In an entirely unsurprising move, the five conservatives on the Supreme Court have once again weakened the minimal safeguards in the Bill of Rights for those accused of a crime. Specifically, they said that you don’t really have a right to remain silent until you’re informed of or have explicitly invoked that right. Tejinder Singh, who (if it’s the same person) was one of the best college debaters in the country a decade ago, gives the background on the case:
As almost all Americans who have ever watched television or gone to a movie know, the Supreme Court held in a case called Miranda v. Arizona that a criminal suspect who is in police custody must be advised of his right to remain silent; if the suspect chooses to remain silent, that silence cannot be used against him in a trial. The question before the Court in this case was whether this protection of silence applies before a suspect is actually arrested. The defendant in this case, Genevevo Salinas, voluntarily went to the police station, where officers interviewed him about a pair of 1992 murders. When asked whether a shotgun given to police by his father would match shell casings found at the crime scene, Salinas did not answer. At his trial for the murders, prosecutors used Salinas’s silence as evidence of his guilt; Salinas was convicted and sentenced to twenty years in prison.
Over the years, the lower courts had been divided on whether prosecutors can point to the “precustodial” silence of suspects. Today the Court resolved that conflict, holding that because Salinas failed to invoke his right to remain silent in response to the officers’ questions, his silence was fair game at his trial.
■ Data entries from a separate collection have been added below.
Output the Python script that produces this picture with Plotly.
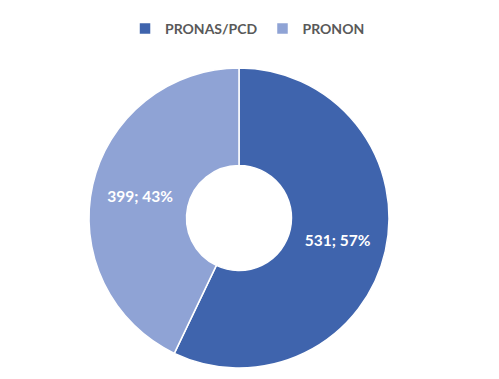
import plotly.graph_objects as go

labels = ["PRONAS/PCD", "PRONON"]
values = [531, 399]
colors = ["#3F64AD", "#8FA3D5"]

W, H = 499, 379
OFF = 8  # browser body margin
fig = go.Figure(go.Pie(
    labels=labels,
    values=values,
    hole=0.35,
    sort=False,
    direction="clockwise",
    rotation=0,
    domain=dict(x=[(89 - OFF) / W, (389 - OFF) / W],
                y=[1 - (368 - OFF) / H, 1 - (68 - OFF) / H]),
    marker=dict(colors=colors, line=dict(color="white", width=1.5)),
    texttemplate="%{value}; %{percent:.0%}",
    textposition="inside",
    insidetextorientation="horizontal",
    textfont=dict(color="white", size=15.5, family="Lato", weight="bold"),
))

fig.update_layout(
    width=W, height=H,
    margin=dict(l=0, r=0, t=0, b=0, autoexpand=False),
    paper_bgcolor="white",
    plot_bgcolor="white",
    showlegend=True,
    legend=dict(
        orientation="h",
        x=0.48, xref="paper", xanchor="center",
        y=0.987, yref="paper", yanchor="top",
        font=dict(color="#595959", size=14, family="Lato", weight="bold"),
        itemwidth=30,
        traceorder="normal",
    ),
)
fig.write_html("out.html")
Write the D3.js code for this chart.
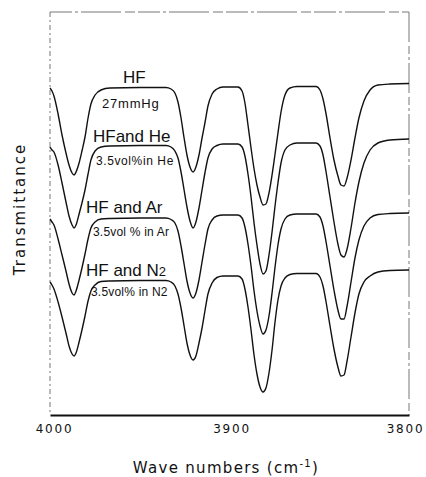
<!DOCTYPE html>
<html>
<head>
<meta charset="utf-8">
<script src="https://cdn.jsdelivr.net/npm/d3@7"></script>
<style>
  html, body { margin: 0; padding: 0; background: #fff; }
  svg { display: block; }
  text { font-family: "Liberation Sans", Arial, sans-serif; fill: #111; }
</style>
</head>
<body>
<svg id="chart" width="426" height="477"></svg>
<script>
// ---- data (wavenumber in cm^-1, transmittance in arbitrary stacked units) ----
const wavenumbers = [
  4000.0, 3998.9, 3997.8, 3995.5, 3993.3, 3991.1, 3989.4, 3987.7, 3986.6, 3985.5,
  3983.8, 3982.2, 3980.5, 3978.8, 3977.2, 3974.9, 3971.6, 3966.6, 3949.9, 3935.4,
  3932.6, 3930.4, 3928.7, 3927.0, 3925.3, 3923.7, 3922.0, 3920.3, 3918.7, 3917.0,
  3915.3, 3913.6, 3912.0, 3909.7, 3907.0, 3903.6, 3895.3, 3893.0, 3891.4, 3889.7,
  3888.0, 3886.4, 3884.7, 3883.0, 3881.3, 3879.7, 3878.0, 3876.3, 3874.7, 3873.0,
  3871.3, 3869.1, 3866.3, 3862.4, 3851.8, 3849.6, 3847.9, 3846.2, 3844.0, 3841.8,
  3839.6, 3837.9, 3836.2, 3834.5, 3832.3, 3830.1, 3827.9, 3825.1, 3821.7, 3817.3,
  3810.6, 3800.0
];
const hf = [
  327, 324, 319, 301, 280, 262, 250, 242, 240, 243,
  252, 264, 278, 297, 311, 320, 325, 327, 327.5, 327.5,
  326, 322, 313, 297, 277, 260, 248, 243, 248, 260,
  277, 293, 309, 321, 326, 328, 328, 324, 312, 290,
  267, 247, 230, 218, 210, 211, 222, 240, 260, 282,
  303, 320, 327, 328.5, 328.5, 325, 316, 301, 277, 255,
  239, 230, 229, 237, 255, 277, 297, 314, 325, 330,
  331, 331.5
];
const hfHe = [
  268, 265, 263, 250, 232, 213, 199, 190, 187, 190,
  201, 212, 225, 241, 255, 264, 268, 269, 269.5, 269.5,
  268, 264, 257, 243, 225, 208, 194, 187, 193, 207,
  225, 243, 257, 266, 269.5, 271, 271, 268, 259, 241,
  218, 193, 170, 151, 141, 144, 160, 183, 208, 232,
  252, 265, 270, 272, 272, 269, 260, 243, 218, 193,
  171, 160, 158, 166, 187, 212, 233, 252, 265, 272,
  275, 276
];
const hfAr = [
  196, 193, 190, 176, 160, 144, 131, 122, 120, 124,
  135, 147, 161, 176, 187, 193, 196, 196.5, 197, 197,
  195.5, 192, 184, 169, 151, 134, 122, 117, 122, 135,
  153, 171, 186, 195, 199, 200, 200, 197, 188, 171,
  149, 125, 104, 89, 81, 85, 99, 122, 147, 170,
  186, 196, 200, 201, 201, 198, 189, 173, 149, 125,
  105, 96, 96, 109, 133, 157, 175, 189, 197, 200.5,
  201.5, 202
];
const hfN2 = [
  133, 130, 126, 113, 98, 82, 69, 61, 59, 62,
  73, 85, 99, 114, 124, 130, 133.5, 134, 134.5, 134.5,
  133, 129, 121, 107, 89, 72, 60, 55, 59, 72,
  87, 105, 121, 132, 137.5, 139, 139, 136, 126, 108,
  85, 61, 41, 28, 23, 27, 42, 65, 92, 115,
  129, 137, 140.5, 141.5, 141.5, 138, 129, 113, 89, 66,
  48, 39, 40, 54, 78, 102, 121, 133, 139, 143,
  144.5, 145
];
const seriesNames = ["HF", "HF and He", "HF and Ar", "HF and N2"];
const xTicks = [4000, 3900, 3800];
const xDomain = [4000, 3800];
const yDomain = [0, 403];

// ---- layout ----
const W = 426, H = 477;
const L = 50, R = 409, T = 12, B = 415;

const svg = d3.select("#chart");
svg.append("rect").attr("width", W).attr("height", H).attr("fill", "#fff");

const x = d3.scaleLinear().domain(xDomain).range([L, R]);
const y = d3.scaleLinear().domain(yDomain).range([B, T]);

// frame (broken/dashed like the scanned original)
const frame = svg.append("g").attr("fill", "none").attr("stroke", "#777").attr("stroke-width", 1);
frame.append("line").attr("x1", L).attr("x2", R).attr("y1", T).attr("y2", T)
  .attr("stroke-dasharray", "22,3,3,3,40,4,10,3");
frame.append("line").attr("x1", L).attr("x2", L).attr("y1", T).attr("y2", B)
  .attr("stroke-dasharray", "5,3,2,3");
frame.append("line").attr("x1", R).attr("x2", R).attr("y1", T).attr("y2", B)
  .attr("stroke-dasharray", "30,4,8,3,3,3");

// curves
const line = d3.line()
  .x((d, i) => x(wavenumbers[i]))
  .y(d => y(d))
  .curve(d3.curveMonotoneX);

[hf, hfHe, hfAr, hfN2].forEach((s, k) => {
  svg.append("path")
    .datum(s)
    .attr("class", "series")
    .attr("data-name", seriesNames[k])
    .attr("fill", "none")
    .attr("stroke", "#111")
    .attr("stroke-width", 1.4)
    .attr("stroke-linejoin", "round")
    .attr("d", line);
});

// x axis
const xAxis = d3.axisBottom(x).tickValues(xTicks).tickSize(0).tickPadding(9)
  .tickFormat(d3.format("d"));
const gx = svg.append("g").attr("transform", `translate(0,${B})`).call(xAxis);
gx.select(".domain").attr("stroke", "#111").attr("stroke-width", 2);
const tickShift = {4000: 4, 3900: 2, 3800: -4};
gx.selectAll("text")
  .style("font-family", "'DejaVu Sans', sans-serif")
  .style("font-size", "12px")
  .style("letter-spacing", "1.8px")
  .attr("dx", d => tickShift[d])
  .attr("fill", "#111");

// axis titles
svg.append("text")
  .attr("x", 226).attr("y", 473)
  .attr("text-anchor", "middle")
  .style("font-family", "'DejaVu Sans', sans-serif")
  .style("font-size", "15px")
  .style("letter-spacing", "1.3px")
  .text("Wave numbers (cm")
  .append("tspan").attr("dy", -6).style("font-size", "10px").text("-1")
  .select(function () { return this.parentNode; })
  .append("tspan").attr("dy", 6).text(")");

svg.append("text")
  .attr("transform", "translate(25,209) rotate(-90)")
  .attr("text-anchor", "middle")
  .style("font-family", "'DejaVu Sans', sans-serif")
  .style("font-size", "15px")
  .style("letter-spacing", "2px")
  .text("Transmittance");

// annotations
const ann = svg.append("g");
function big(xp, yp, parts) {
  const t = ann.append("text").attr("x", xp).attr("y", yp).style("font-size", "17px");
  parts.forEach(p => {
    const ts = t.append("tspan").text(p.t);
    if (p.small) ts.style("font-size", "13px");
  });
}
function small(xp, yp, txt, ls) {
  ann.append("text").attr("x", xp).attr("y", yp)
    .style("font-size", "12px").style("letter-spacing", (ls || 0.4) + "px").text(txt);
}
big(123, 83, [{t: "HF"}]);
ann.append("text").attr("x", 102).attr("y", 108)
  .style("font-size", "13px").style("letter-spacing", "0.8px").text("27mmHg");
big(93, 142, [{t: "HFand He"}]);
small(96, 165, "3.5vol%in He", 0.6);
big(86, 213, [{t: "HF and Ar"}]);
small(93, 236, "3.5vol % in Ar", 0.2);
big(86, 276, [{t: "HF and N"}, {t: "2", small: true}]);
small(91, 296, "3.5vol% in N2", 0.2);
</script>
</body>
</html>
The Court reasoned that the privilege against self-incrimination applies only when it is asserted, and that merely remaining silent in response to questions is not enough.
And Jonathon Turley points out one of the big problems with this ruling:
Of course, now the police need only to ask questions before putting some into custody to use their silence against them. What is particularly troublesome is how subjective this evidence is. To use the silence and demeanor of a suspect on this question is highly prejudicial and equally unreliable. Yet, now the refusal to answer questions (which is your right) can now be used against you…
This ruling will likely open up an entire area of new prosecutorial arguments using silence as evidence of guilt. It is a major blow to the rights of citizens — and a telling addition to the troubling judicial legacy of Alito.
This kind of judicial hair-splitting only serves to undermine due process. What’s next, a requirement that the accused has to say “Simon says” before they actually have the rights guaranteed in the constitution?